YOUR GOAL:
Omitting the pictures, copy exactly each line from the one containing "Generate a web" up to and including the one containing "2.45, 2.0, 1.77];".
════════════════════
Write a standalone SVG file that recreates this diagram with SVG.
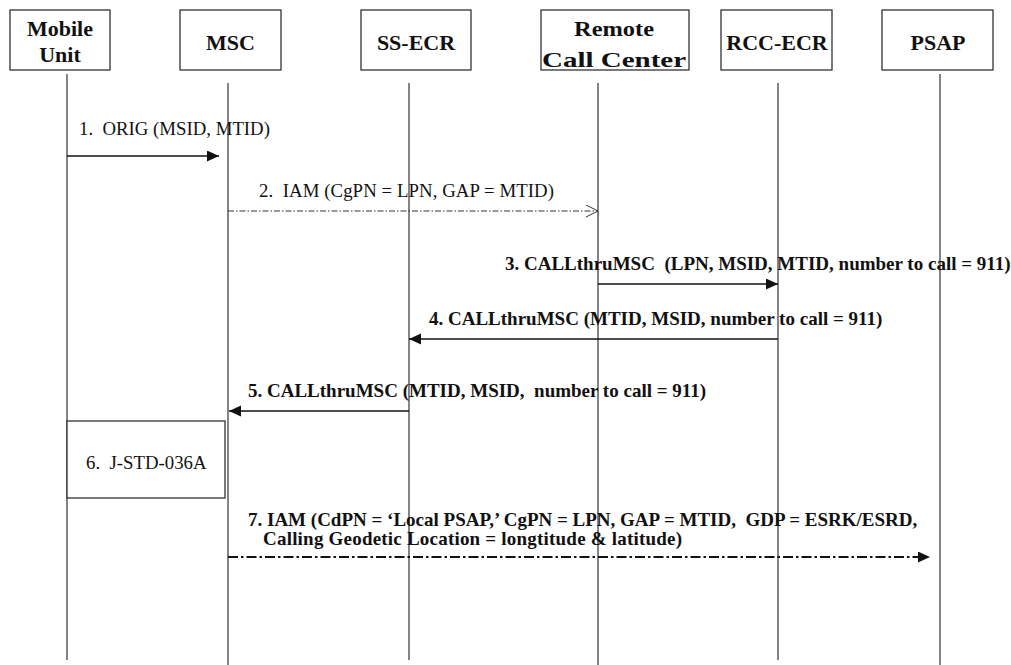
<svg xmlns="http://www.w3.org/2000/svg" width="1011" height="665" viewBox="0 0 1011 665">
<style>
.box{fill:#fff;stroke:#333;stroke-width:1.3}
.life{stroke:#333;stroke-width:1.2;fill:none}
.hd{font-family:"Liberation Serif","Times New Roman",serif;font-weight:bold;font-size:22px;fill:#111;text-anchor:middle}
.t{font-family:"Liberation Serif","Times New Roman",serif;font-size:18.8px;fill:#111;white-space:pre}
.b{font-family:"Liberation Serif","Times New Roman",serif;font-size:19px;font-weight:bold;fill:#111;white-space:pre}
.msg{stroke:#111;stroke-width:1.3;fill:none}
.dd{stroke:#333;stroke-width:1;fill:none;stroke-dasharray:6 2 1.5 2}
.dd2{stroke:#111;stroke-width:2;fill:none;stroke-dasharray:10 3 2.5 3}
</style>
<defs>
<marker id="fill" markerUnits="userSpaceOnUse" markerWidth="13" markerHeight="12" refX="12" refY="5.5" orient="auto"><path d="M0,0 L12,5.5 L0,11 z" fill="#111"/></marker>
<marker id="open" markerUnits="userSpaceOnUse" markerWidth="14" markerHeight="14" refX="12.5" refY="6.5" orient="auto"><path d="M0.5,0.5 L12.5,6.5 L0.5,12.5" fill="none" stroke="#333" stroke-width="1"/></marker>
</defs>
<rect width="1011" height="665" fill="#fff"/>
<g id="lifelines">
<line class="life" x1="67" y1="74" x2="67" y2="660"/>
<line class="life" x1="228" y1="83" x2="228" y2="665"/>
<line class="life" x1="409" y1="83" x2="409" y2="660"/>
<line class="life" x1="598" y1="83" x2="598" y2="665"/>
<line class="life" x1="778" y1="83" x2="778" y2="660"/>
<line class="life" x1="940" y1="74" x2="940" y2="665"/>
</g>
<g id="mobile"><rect class="box" x="10" y="10" width="100" height="60"/><text class="hd" x="60" y="36">Mobile</text><text class="hd" x="60" y="62">Unit</text></g>
<g id="msc"><rect class="box" x="180" y="10" width="101" height="60"/><text class="hd" x="230.5" y="50">MSC</text></g>
<g id="ssecr"><rect class="box" x="361" y="10" width="110" height="60"/><text class="hd" x="416" y="50" font-size="23">SS-ECR</text></g>
<g id="rcc"><rect class="box" x="541" y="10" width="148" height="60"/><text class="hd" x="614" y="36" font-size="25" textLength="80" lengthAdjust="spacingAndGlyphs">Remote</text><text class="hd" x="614" y="67" font-size="26" textLength="144" lengthAdjust="spacingAndGlyphs">Call Center</text></g>
<g id="rccecr"><rect class="box" x="721" y="10" width="111" height="60"/><text class="hd" x="777" y="50">RCC-ECR</text></g>
<g id="psap"><rect class="box" x="882" y="10" width="111" height="60"/><text class="hd" x="938" y="50">PSAP</text></g>
<g id="step6"><rect class="box" x="67" y="421" width="158" height="77"/><text class="t" x="86" y="469">6.  J-STD-036A</text></g>
<g id="connectors">
<line class="msg" x1="67" y1="156" x2="219" y2="156" marker-end="url(#fill)"/>
<line class="dd" x1="228" y1="211" x2="598" y2="211" marker-end="url(#open)"/>
<line class="msg" x1="598" y1="284" x2="778" y2="284" marker-end="url(#fill)"/>
<line class="msg" x1="778" y1="339" x2="409" y2="339" marker-end="url(#fill)"/>
<line class="msg" x1="409" y1="411" x2="229" y2="411" marker-end="url(#fill)"/>
<line class="dd2" x1="228" y1="557" x2="930" y2="557" marker-end="url(#fill)"/>
</g>
<g id="labels">
<text class="t" x="79" y="135">1.  ORIG (MSID, MTID)</text>
<text class="t" x="259" y="197" textLength="295">2.  IAM (CgPN = LPN, GAP = MTID)</text>
<text class="b" x="505" y="270">3. CALLthruMSC  (LPN, MSID, MTID, number to call = 911)</text>
<text class="b" x="429" y="325">4. CALLthruMSC (MTID, MSID, number to call = 911)</text>
<text class="b" x="248" y="397">5. CALLthruMSC (MTID, MSID,  number to call = 911)</text>
<text class="b" x="248" y="526">7. IAM (CdPN = ‘Local PSAP,’ CgPN = LPN, GAP = MTID,  GDP = ESRK/ESRD,</text>
<text class="b" x="263" y="545" textLength="419">Calling Geodetic Location = longtitude &amp; latitude)</text>
</g>
</svg>
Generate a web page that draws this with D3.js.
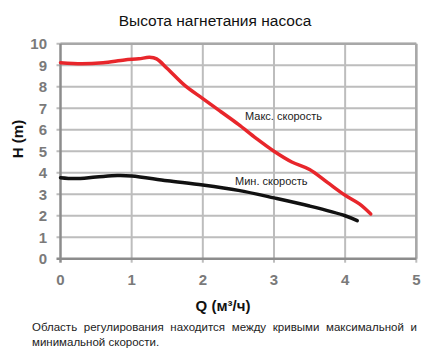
<!DOCTYPE html>
<html><head><meta charset="utf-8">
<script src="https://cdn.jsdelivr.net/npm/d3@7"></script>
<style>body{margin:0;background:#fff}svg{display:block}</style>
</head><body>
<script>
const title = "Высота нагнетания насоса";
const xLabel = "Q (м³/ч)";
const yLabel = "H (m)";
const caption1 = "Область регулирования находится между кривыми максимальной и";
const caption2 = "минимальной скорости.";
const xTicks = [0, 1, 2, 3, 4, 5];
const yTicks = [0, 1, 2, 3, 4, 5, 6, 7, 8, 9, 10];
const maxName = "Макс. скорость";
const minName = "Мин. скорость";
const maxQ = [0, 0.3, 0.6, 0.9, 1.1, 1.25, 1.35, 1.5, 1.75, 2.0, 2.25, 2.5, 2.75, 3.0, 3.25, 3.5, 3.75, 4.0, 4.2, 4.36];
const maxH = [9.12, 9.07, 9.12, 9.25, 9.3, 9.37, 9.3, 8.85, 8.05, 7.45, 6.85, 6.25, 5.6, 5.0, 4.5, 4.15, 3.55, 2.95, 2.55, 2.08];
const minQ = [0, 0.2, 0.5, 0.8, 1.0, 1.5, 2.0, 2.5, 3.0, 3.5, 4.0, 4.17];
const minH = [3.77, 3.73, 3.8, 3.87, 3.85, 3.63, 3.43, 3.18, 2.83, 2.45, 2.0, 1.77];

const W = 422, H = 349;
const f = "Liberation Sans, Arial, sans-serif";
const svg = d3.select("body").append("svg").attr("width", W).attr("height", H);
const x = d3.scaleLinear().domain([0, 5]).range([60.5, 416.3]);
const y = d3.scaleLinear().domain([0, 10]).range([258.7, 43.8]);

// grid
const g = svg.append("g");
g.selectAll(".hg").data(yTicks.slice(1)).enter().append("line")
  .attr("x1", x(0) - 4).attr("x2", x(5)).attr("y1", d => y(d)).attr("y2", d => y(d))
  .attr("stroke", "#bdbdbd").attr("stroke-width", 2);
g.selectAll(".vg").data(xTicks.slice(1)).enter().append("line")
  .attr("x1", d => x(d)).attr("x2", d => x(d)).attr("y1", y(10)).attr("y2", y(0) + 4)
  .attr("stroke", "#bdbdbd").attr("stroke-width", 2);
g.append("line").attr("x1", x(0)).attr("x2", x(5)).attr("y1", y(10)).attr("y2", y(10)).attr("stroke", "#a8a8a8").attr("stroke-width", 2.5);
g.append("line").attr("x1", x(5)).attr("x2", x(5)).attr("y1", y(10)).attr("y2", y(0)).attr("stroke", "#a8a8a8").attr("stroke-width", 2.5);
g.append("line").attr("x1", x(0) - 4).attr("x2", x(5)).attr("y1", y(0)).attr("y2", y(0)).attr("stroke", "#8c8c8c").attr("stroke-width", 2.5);
g.append("line").attr("x1", x(0)).attr("x2", x(0)).attr("y1", y(10)).attr("y2", y(0) + 4).attr("stroke", "#8c8c8c").attr("stroke-width", 2.5);

// tick labels
svg.selectAll(".yt").data(yTicks).enter().append("text")
  .attr("x", 47).attr("y", d => y(d) + 5.5).attr("text-anchor", "end")
  .attr("font-family", f).attr("font-weight", "bold")
  .attr("font-size", 15).attr("fill", "#7a7a7a").text(d => d);
svg.selectAll(".xt").data(xTicks).enter().append("text")
  .attr("x", d => x(d)).attr("y", 285).attr("text-anchor", "middle")
  .attr("font-family", f).attr("font-weight", "bold")
  .attr("font-size", 15).attr("fill", "#7a7a7a").text(d => d);

// curves
const line = d3.line().curve(d3.curveCatmullRom.alpha(0.5)).x(d => x(d[0])).y(d => y(d[1]));
svg.append("path").datum(minQ.map((q, i) => [q, minH[i]])).attr("d", line)
  .attr("fill", "none").attr("stroke", "#111").attr("stroke-width", 3.5).attr("stroke-linecap", "round");
svg.append("path").datum(maxQ.map((q, i) => [q, maxH[i]])).attr("d", line)
  .attr("fill", "none").attr("stroke", "#e8262b").attr("stroke-width", 3.5).attr("stroke-linecap", "round");

// labels
svg.append("text").attr("x", 245).attr("y", 120).attr("font-family", f).attr("font-size", 11).attr("fill", "#222").text(maxName);
svg.append("text").attr("x", 235).attr("y", 185).attr("font-family", f).attr("font-size", 11).attr("fill", "#222").text(minName);
svg.append("text").attr("x", 215).attr("y", 26).attr("text-anchor", "middle").attr("font-family", f).attr("font-size", 15.5).attr("fill", "#111").text(title);
svg.append("text").attr("transform", "translate(23,139) rotate(-90)").attr("text-anchor", "middle")
  .attr("font-family", f).attr("font-weight", "bold").attr("font-size", 15).attr("fill", "#111").text(yLabel);
svg.append("text").attr("x", 223).attr("y", 311).attr("text-anchor", "middle")
  .attr("font-family", f).attr("font-weight", "bold").attr("font-size", 15).attr("fill", "#111").text(xLabel);
const c1 = svg.append("text").attr("x", 32).attr("y", 331).attr("font-family", f).attr("font-size", 11.5).attr("fill", "#222").text(caption1);
const len = c1.node().getComputedTextLength();
const spaces = caption1.split(" ").length - 1;
c1.attr("word-spacing", Math.max(0, (385 - len) / spaces));
svg.append("text").attr("x", 32).attr("y", 346).attr("font-family", f).attr("font-size", 11.5).attr("fill", "#222").text(caption2);
</script>
</body></html>
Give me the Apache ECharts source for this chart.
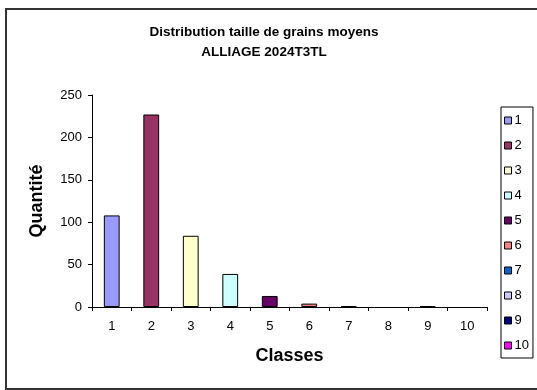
<!DOCTYPE html>
<html>
<head>
<meta charset="utf-8">
<script src="https://cdn.jsdelivr.net/npm/echarts@6/dist/echarts.min.js"></script>
<style>
  html, body { margin: 0; padding: 0; background: #fff; }
  #chart { width: 537px; height: 390px; }
</style>
</head>
<body>
<div id="chart"></div>
<script>
// Grain-size class counts
const classes = ['1', '2', '3', '4', '5', '6', '7', '8', '9', '10'];
const quantities = [108, 227, 84, 39, 13, 4, 1, 0, 1, 0];
const seriesColors = ['#9999FF', '#993366', '#FFFFCC', '#CCFFFF', '#660066',
                      '#FF8080', '#0066CC', '#CCCCFF', '#000080', '#FF00FF'];
const yTicks = [0, 50, 100, 150, 200, 250];

const font = 'Liberation Sans, Arial, sans-serif';

// one series per class, each holding only its own bar; stacking keeps one bar per slot
const series = classes.map((name, i) => ({
  name: name,
  type: 'bar',
  stack: 'all',
  barWidth: '40%',
  data: classes.map((_, j) => {
    if (j !== i) return '-';
    const v = quantities[i];
    // an empty class draws no outline on the axis
    return v === 0 ? { value: v, itemStyle: { borderWidth: 0, opacity: 0 } } : v;
  }),
  itemStyle: { color: seriesColors[i], borderColor: '#000', borderWidth: 1 }
}));

const chart = echarts.init(document.getElementById('chart'));
chart.setOption({
  animation: false,
  backgroundColor: '#fff',
  title: {
    text: 'Distribution taille de grains moyens\nALLIAGE 2024T3TL',
    left: 259, top: 17, textAlign: 'center',
    textStyle: { fontFamily: font, fontSize: 13.5, fontWeight: 'bold', color: '#000', lineHeight: 20 }
  },
  graphic: [{
    type: 'rect', silent: true,
    shape: { x: 6, y: 9, width: 540, height: 380 },
    style: { fill: 'none', stroke: '#333', lineWidth: 2 }
  }],
  legend: {
    orient: 'vertical', left: 501, top: 107,
    data: classes,
    itemWidth: 7, itemHeight: 7, itemGap: 12,
    padding: [7, 4, 6, 3],
    borderColor: '#000', borderWidth: 1,
    icon: 'rect',
    itemStyle: { borderColor: '#000', borderWidth: 1 },
    textStyle: { fontFamily: font, fontSize: 13, color: '#000', padding: [0, 0, 0, -2] }
  },
  grid: { left: 92, right: 50, top: 95, bottom: 83 },
  xAxis: {
    type: 'category', data: classes,
    name: 'Classes', nameLocation: 'middle', nameGap: 40,
    nameTextStyle: { fontFamily: font, fontSize: 18, fontWeight: 'bold', color: '#000' },
    axisLine: { lineStyle: { color: '#000', width: 1 } },
    axisTick: { show: true, length: 4, lineStyle: { color: '#000' } },
    axisLabel: { fontFamily: font, fontSize: 13, color: '#000', margin: 13 },
    splitLine: { show: false }
  },
  yAxis: {
    type: 'value', min: yTicks[0], max: yTicks[yTicks.length - 1], interval: 50,
    name: 'Quantité', nameLocation: 'middle', nameGap: 46,
    nameTextStyle: { fontFamily: font, fontSize: 18, fontWeight: 'bold', color: '#000' },
    axisLine: { show: true, lineStyle: { color: '#000', width: 1 } },
    axisTick: { show: true, length: 4, lineStyle: { color: '#000' } },
    axisLabel: { fontFamily: font, fontSize: 13, color: '#000', margin: 10 },
    splitLine: { show: false }
  },
  series: series
});
</script>
</body>
</html>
════════════════════
SOLUTION TO THIS TASK:
Generate a web page that draws this with D3.js.
<!DOCTYPE html>
<html><head><meta charset="utf-8">
<script src="https://cdn.jsdelivr.net/npm/d3@7"></script>
<style>body{margin:0;background:#fff}svg{display:block}</style>
</head><body>
<script>
const title = "Высота нагнетания насоса";
const xLabel = "Q (м³/ч)";
const yLabel = "H (m)";
const caption1 = "Область регулирования находится между кривыми максимальной и";
const caption2 = "минимальной скорости.";
const xTicks = [0, 1, 2, 3, 4, 5];
const yTicks = [0, 1, 2, 3, 4, 5, 6, 7, 8, 9, 10];
const maxName = "Макс. скорость";
const minName = "Мин. скорость";
const maxQ = [0, 0.3, 0.6, 0.9, 1.1, 1.25, 1.35, 1.5, 1.75, 2.0, 2.25, 2.5, 2.75, 3.0, 3.25, 3.5, 3.75, 4.0, 4.2, 4.36];
const maxH = [9.12, 9.07, 9.12, 9.25, 9.3, 9.37, 9.3, 8.85, 8.05, 7.45, 6.85, 6.25, 5.6, 5.0, 4.5, 4.15, 3.55, 2.95, 2.55, 2.08];
const minQ = [0, 0.2, 0.5, 0.8, 1.0, 1.5, 2.0, 2.5, 3.0, 3.5, 4.0, 4.17];
const minH = [3.77, 3.73, 3.8, 3.87, 3.85, 3.63, 3.43, 3.18, 2.83, 2.45, 2.0, 1.77];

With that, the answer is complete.